Aim :: Begin with the first line and repeat exactly through the line containing "s.set_linewidth(1.2)"; leave every image out.

Data shown ::
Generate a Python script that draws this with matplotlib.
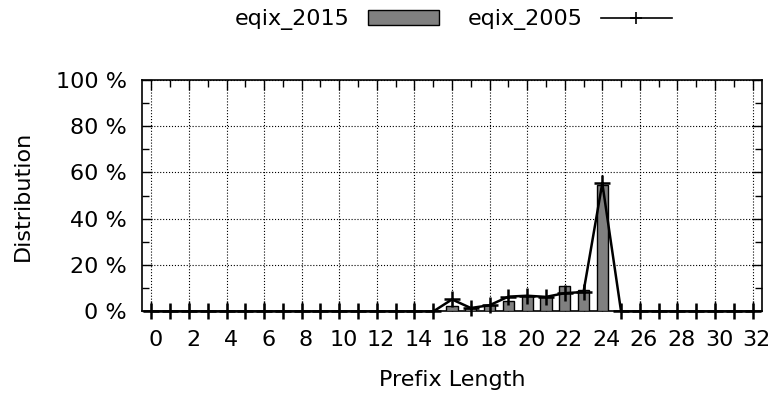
import matplotlib.pyplot as plt
import matplotlib.transforms as mtransforms
from matplotlib.ticker import MultipleLocator, FuncFormatter

# prefix lengths 0..32
prefix_lengths = list(range(33))

# eqix_2015 distribution (%), bars
eqix_2015 = [0, 0, 0, 0, 0, 0, 0, 0, 0, 0, 0, 0, 0, 0, 0, 0,
             2.4, 1.4, 2.8, 4.7, 6.5, 6.1, 11.0, 9.4, 54.6, 0.3,
             0, 0, 0, 0, 0, 0, 0]

# eqix_2005 distribution (%), line with + markers
eqix_2005 = [0, 0, 0, 0, 0, 0, 0, 0, 0, 0, 0, 0, 0, 0, 0, 0,
             5.2, 1.5, 2.7, 6.4, 6.8, 6.3, 7.9, 8.4, 55.3, 0,
             0, 0, 0, 0, 0, 0, 0]

fs = 16

fig = plt.figure(figsize=(7.71, 3.96), dpi=100)
ax = fig.add_axes([0.1842, 0.2134, 0.9883 - 0.1842, 0.7992 - 0.2134])

bars = ax.bar(prefix_lengths, eqix_2015, width=0.6, color='#808080',
              edgecolor='black', linewidth=1.0, label='eqix_2015', zorder=3)
line, = ax.plot(prefix_lengths, eqix_2005, color='black', linewidth=1.8,
                marker='+', markersize=11, markeredgewidth=1.8,
                label='eqix_2005', zorder=4, clip_on=False)

ax.set_xlim(-0.5, 32.5)
ax.set_ylim(0, 100)

ax.xaxis.set_major_locator(MultipleLocator(2))
ax.xaxis.set_minor_locator(MultipleLocator(1))
ax.yaxis.set_major_locator(MultipleLocator(20))
ax.yaxis.set_minor_locator(MultipleLocator(10))
ax.yaxis.set_major_formatter(FuncFormatter(lambda v, p: '%d %%' % v))

ax.tick_params(which='both', direction='in', top=True, right=True,
               labelsize=fs, width=1.0)
ax.tick_params(which='major', length=7)
ax.tick_params(which='minor', length=5)
ax.tick_params(axis='x', which='major', pad=13)
ax.tick_params(axis='y', which='major', pad=11)

# gnuplot puts the x labels a few pixels right of the ticks
shift = mtransforms.ScaledTranslation(0.04, 0, fig.dpi_scale_trans)
for lab in ax.get_xticklabels():
    lab.set_transform(lab.get_transform() + shift)

ax.grid(True, which='major', linestyle=':', color='black', linewidth=0.8, zorder=0)
for s in ax.spines.values():
    s.set_linewidth(1.2)

ax.set_xlabel('Prefix Length', fontsize=fs, va='center')
ax.set_ylabel('Distribution', fontsize=fs, va='center')
ax.xaxis.set_label_coords(0.5, -0.295)
ax.yaxis.set_label_coords(-0.192, 0.5)

leg = fig.legend(handles=[bars, line], labels=['eqix_2015', 'eqix_2005'],
                 loc='center', bbox_to_anchor=(0.588, 0.95), ncol=2, frameon=False,
                 markerfirst=False, fontsize=fs, handlelength=3.2, handletextpad=0.8,
                 columnspacing=1.3, borderpad=0, borderaxespad=0)
for l in leg.get_lines():
    l.set_linewidth(1.2)
    l.set_markersize(9)
    l.set_markeredgewidth(1.2)

fig.savefig('out.png')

Complete answer ::
Generate a Python script that draws this with matplotlib.
import matplotlib.pyplot as plt
import matplotlib.transforms as mtransforms
from matplotlib.ticker import MultipleLocator, FuncFormatter

# prefix lengths 0..32
prefix_lengths = list(range(33))

# eqix_2015 distribution (%), bars
eqix_2015 = [0, 0, 0, 0, 0, 0, 0, 0, 0, 0, 0, 0, 0, 0, 0, 0,
             2.4, 1.4, 2.8, 4.7, 6.5, 6.1, 11.0, 9.4, 54.6, 0.3,
             0, 0, 0, 0, 0, 0, 0]

# eqix_2005 distribution (%), line with + markers
eqix_2005 = [0, 0, 0, 0, 0, 0, 0, 0, 0, 0, 0, 0, 0, 0, 0, 0,
             5.2, 1.5, 2.7, 6.4, 6.8, 6.3, 7.9, 8.4, 55.3, 0,
             0, 0, 0, 0, 0, 0, 0]

fs = 16

fig = plt.figure(figsize=(7.71, 3.96), dpi=100)
ax = fig.add_axes([0.1842, 0.2134, 0.9883 - 0.1842, 0.7992 - 0.2134])

bars = ax.bar(prefix_lengths, eqix_2015, width=0.6, color='#808080',
              edgecolor='black', linewidth=1.0, label='eqix_2015', zorder=3)
line, = ax.plot(prefix_lengths, eqix_2005, color='black', linewidth=1.8,
                marker='+', markersize=11, markeredgewidth=1.8,
                label='eqix_2005', zorder=4, clip_on=False)

ax.set_xlim(-0.5, 32.5)
ax.set_ylim(0, 100)

ax.xaxis.set_major_locator(MultipleLocator(2))
ax.xaxis.set_minor_locator(MultipleLocator(1))
ax.yaxis.set_major_locator(MultipleLocator(20))
ax.yaxis.set_minor_locator(MultipleLocator(10))
ax.yaxis.set_major_formatter(FuncFormatter(lambda v, p: '%d %%' % v))

ax.tick_params(which='both', direction='in', top=True, right=True,
               labelsize=fs, width=1.0)
ax.tick_params(which='major', length=7)
ax.tick_params(which='minor', length=5)
ax.tick_params(axis='x', which='major', pad=13)
ax.tick_params(axis='y', which='major', pad=11)

# gnuplot puts the x labels a few pixels right of the ticks
shift = mtransforms.ScaledTranslation(0.04, 0, fig.dpi_scale_trans)
for lab in ax.get_xticklabels():
    lab.set_transform(lab.get_transform() + shift)

ax.grid(True, which='major', linestyle=':', color='black', linewidth=0.8, zorder=0)
for s in ax.spines.values():
    s.set_linewidth(1.2)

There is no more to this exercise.